Babel-On
--Saw two flicks this weekend: Alejandro Gonzalez Inarritu’s Babel (Paramount Vantage, 2006) and Yimou Zhang’s Curse of the Golden Flower (Sony Pictures Classics, 2006). Those of you who follow things like the 64th Annual Golden Globes already know that Babel took home the crown for Best Motion Picture – Drama, beating out Bobby (MGM, 2006), The Departed (Warner Bros., 2006), Little Children (New Line, 2006), and The Queen (Miramax, 2006). Now, I ain’t a certified film critic, but I’ll criticize anything, and lemme say this, Babel was not the one. Granted, I haven’t seen all of the films on this list, word on Sunset was that Bobby was a mess, and I gotta say, director (?!) Emilio Estevez doesn’t inspire the most confidence, and The Queen just ain’t my cup of tea (so to speak). The Departed was a sick film – you can’t mess with Scorsese, and all the hype about the performances of Matt Damon, Leonardo DiCaprio and Alec Baldwin was well-founded. Unfortunately Jack Nicholson’s caricatured character and the story’s all-too-tightly wound twists and turns were a bit too much for me to swallow (not to mention that it was a remake) making this movie a highly polished action adventure that was too close to pulp fiction for me to really get behind it. (I like my gangsta flicks a bit more conflicted.) And Little Children, well, I ain’t even think to see it, but I’m always down for some sexual intrigue and just checking out the trailer makes me think this film may just be messy enough to hold my interest…
But back to the point at hand. Ask me: Babel was retarded. This is a film that’s beautifully made and well-acted but of limited use: if you have a hard time thinking of a world existing beyond your block, go see this movie. The settings – predominantly Morocco, Mexico, and Japan – are a good reminder that there are a million, or make that 6 billion, ways to live your life on this planet. And the majority of the people out there aren’t even thinking about 22s. Only other reason to see this flick: if you have a completely ass-backward grasp of the decision making process. By the third or fourth completely insane decision by one of the film’s main characters (somewhere at about the 2 hour point in a 2 1/2 hour film), I decided that I’ve learned enough from my own bad decisions that I had no need to watch some fictional asshole prove how much of an asshole he could be. And I walked out, which at $11 a ticket I don’t do lightly. This is another case of American audiences/establishment over-hyping a film with some global consciousness simply because we’re so ignorant on the subject that if someone rolls out a globe and points to it we’re all like, oh, damn, the Earth is round. Buy a book, pay attention to the news, and start taking this type of “we’re so aware” crap to task.

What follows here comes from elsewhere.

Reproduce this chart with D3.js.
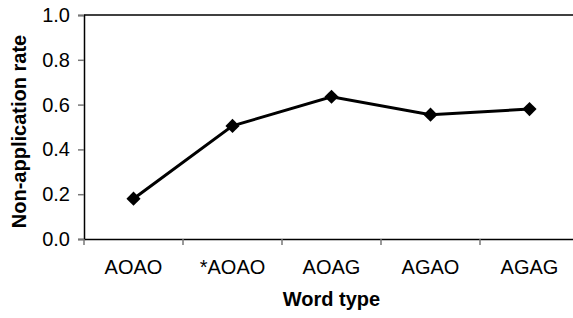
<!DOCTYPE html>
<html>
<head>
<meta charset="utf-8">
<script src="https://cdn.jsdelivr.net/npm/d3@7"></script>
<style>
  body { margin: 0; background: #fff; }
  text { font-family: "Liberation Sans", Arial, sans-serif; fill: #000; }
</style>
</head>
<body>
<div id="chart"></div>
<script>
var categories = ["AOAO", "*AOAO", "AOAG", "AGAO", "AGAG"];
var rates = [0.18, 0.505, 0.635, 0.555, 0.58];
var yTicks = [0, 0.2, 0.4, 0.6, 0.8, 1.0];

var W = 573, H = 318;
var margin = {top: 15, right: -6, bottom: 79, left: 84};
var width = W - margin.left - margin.right,
    height = H - margin.top - margin.bottom;

var svg = d3.select("#chart").append("svg")
    .attr("width", W)
    .attr("height", H);

var g = svg.append("g").attr("transform", "translate(" + margin.left + "," + margin.top + ")");

var x = d3.scaleBand().domain(categories).range([0, width]);
var y = d3.scaleLinear().domain([0, 1]).range([height, 0]);

// top border of plot area
g.append("line")
    .attr("x1", 0).attr("x2", width)
    .attr("y1", y(1)).attr("y2", y(1))
    .attr("stroke", "#000").attr("stroke-width", 1.5);

// y axis
var yAxis = g.append("g")
    .call(d3.axisLeft(y).tickValues(yTicks).tickFormat(d3.format(".1f")).tickSize(6).tickPadding(8));
yAxis.select(".domain").attr("stroke", "#000").attr("stroke-width", 1.5);
yAxis.selectAll(".tick line").attr("stroke", "#777").attr("stroke-width", 1.5);
yAxis.selectAll("text").style("font-size", "20px").attr("fill", "#000");

// x axis, ticks at band edges
var xAxis = g.append("g")
    .attr("transform", "translate(0," + height + ")")
    .call(d3.axisBottom(x).tickSize(0).tickPadding(21));
xAxis.select(".domain").attr("stroke", "#000").attr("stroke-width", 1.5);
xAxis.selectAll("text").style("font-size", "20px").attr("fill", "#000");

g.selectAll(".xtick")
    .data(categories)
    .enter().append("line")
    .attr("class", "xtick")
    .attr("x1", function(d) { return x(d); })
    .attr("x2", function(d) { return x(d); })
    .attr("y1", height).attr("y2", height + 6)
    .attr("stroke", "#777").attr("stroke-width", 1.5);

// line + markers
var line = d3.line()
    .x(function(d, i) { return x(categories[i]) + x.bandwidth() / 2; })
    .y(function(d) { return y(d); });

g.append("path")
    .datum(rates)
    .attr("d", line)
    .attr("fill", "none")
    .attr("stroke", "#000")
    .attr("stroke-width", 3);

var diamond = d3.symbol().type(d3.symbolSquare).size(100);
g.selectAll(".marker")
    .data(rates)
    .enter().append("path")
    .attr("class", "marker")
    .attr("d", diamond)
    .attr("transform", function(d, i) {
        return "translate(" + (x(categories[i]) + x.bandwidth() / 2) + "," + y(d) + ") rotate(45)";
    })
    .attr("fill", "#000");

// axis titles
svg.append("text")
    .attr("x", margin.left + width / 2)
    .attr("y", 306)
    .attr("text-anchor", "middle")
    .style("font-size", "20px")
    .style("font-weight", "bold")
    .text("Word type");

svg.append("text")
    .attr("transform", "translate(26,131.5) rotate(-90)")
    .attr("text-anchor", "middle")
    .style("font-size", "20px")
    .style("font-weight", "bold")
    .text("Non-application rate");
</script>
</body>
</html>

As for Curse of the Golden Flower, this was a cool flick that admittedly ain’t for everyone. Before this, Zhang was behind the lens for both Hero (Miramax, 2004) and House of Flying Daggers (Sony Pictures Classics, 2004), and if you saw either of those films, you know what you’re getting with Curse: beautiful, elaborate set pieces, all sorts of Imperial China intrigue, some impressively choreographed slow-mo fight scenes, and massive armies raining arrows and spears and grappling hooks and whatever else onto each other. Curse was a bit heavier on the Chinese metaphors – loyalty to the family, mother and father/state (pretty much in that order) – than the previous two films so there’s a bit more drama and less action. But if you’re down for it, and you still have a soft spot for the Wu-Tang Clan and the Shaw Brothers films that inspired them, you won’t be disappointed.
Back 2 the Basics:
Return to the 36th Chamber of Shaolin (Shaw, 1980)

Comments
1.
D.E.Garrett says:
In Babels defense the movie was about how the American media distorts the truth. Two little boys playing with a gun and accidentally shooting someone. Turned into a terrorist attack. A woman who had been working here for years . Didn't try to help her situation at all by trying to attain legal citizenship. Was so stupid to think she could take two little white children across the border and come back. If you had to sneek over here in the first place.What makes you think you can just come back over here all LA DEE DA. The Asian chick may have been deaf But you understood her pain any way. Oh' allow me to back track for a moment. The American Embassy didn't give two cares about Americans who were the victims of this terrorist act. Now maybe if it were a gangsta film or a movie with a bunch of senceless violence you would have graspped it. We're not all ignorant maybe it's just you.
02/07/2007 at 3:10 AM
2.
bananaskin says:
hm. i don't know whether to go see the movie(s) or read this over and over.